The interesting thing is that when the birds are here, it is usually a juvenile accompanied by an adult, sometimes two, and so there is definitely nesting activity close by. How marvellous it would be if they nested on the property – there are many trees that I think would be good for nests, but only the birds know what they are looking for in a breeding site. I once found a robin’s nest in the centre of a bromeliad growing under the milkwood tree. Totally unprotected from predation, it regrettably never became used, but I have kept it simply for its beauty. (I know it was a robin as I disturbed it while on the nest.)
The most frequent fledglings over the years have been the Southern Boubou, Common Fiscal, Cape Robin Chat and Southern Double-collared sunbird.
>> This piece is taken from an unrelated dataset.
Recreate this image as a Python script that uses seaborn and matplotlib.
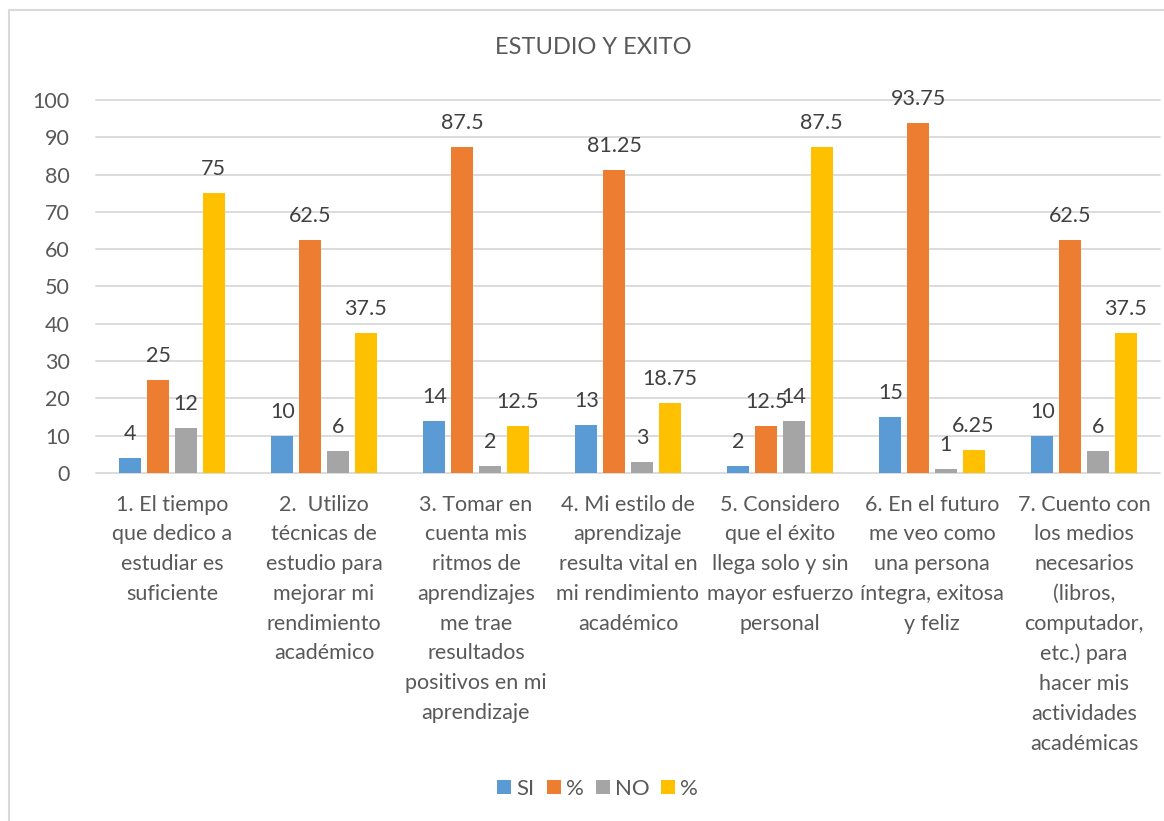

Malachite sunbirds have also appeared in numbers as juveniles, and it has been a delight to observe the change in plumage over the breeding seasons, with only the female remaining fairly drab. However, she never lacks for attention, and many mating displays and rivalry between the males have been a source of excitement in this garden where we are privileged to spend much time observing nature from the shade of a spreading branch. The Amethyst sunbird continues to visit, but being much more skittish than the other sunbirds (the SDC is practically tame), we often miss her flying visits, and the male has not been around for some months now. Even the large population of Cape White-eyes has all but disappeared.
A number of aloes are coming into bloom which hopefully will be an attraction (I always thought they were restricted to winter, but that may apply to endemic species and the popularity of aloes as features has led to propagation of species from all over South Africa). I will continue to grow plants that birds love to the extent that the sandy, oily coastal soil will bear, as I still believe they shouldn’t be attracted by sugar water.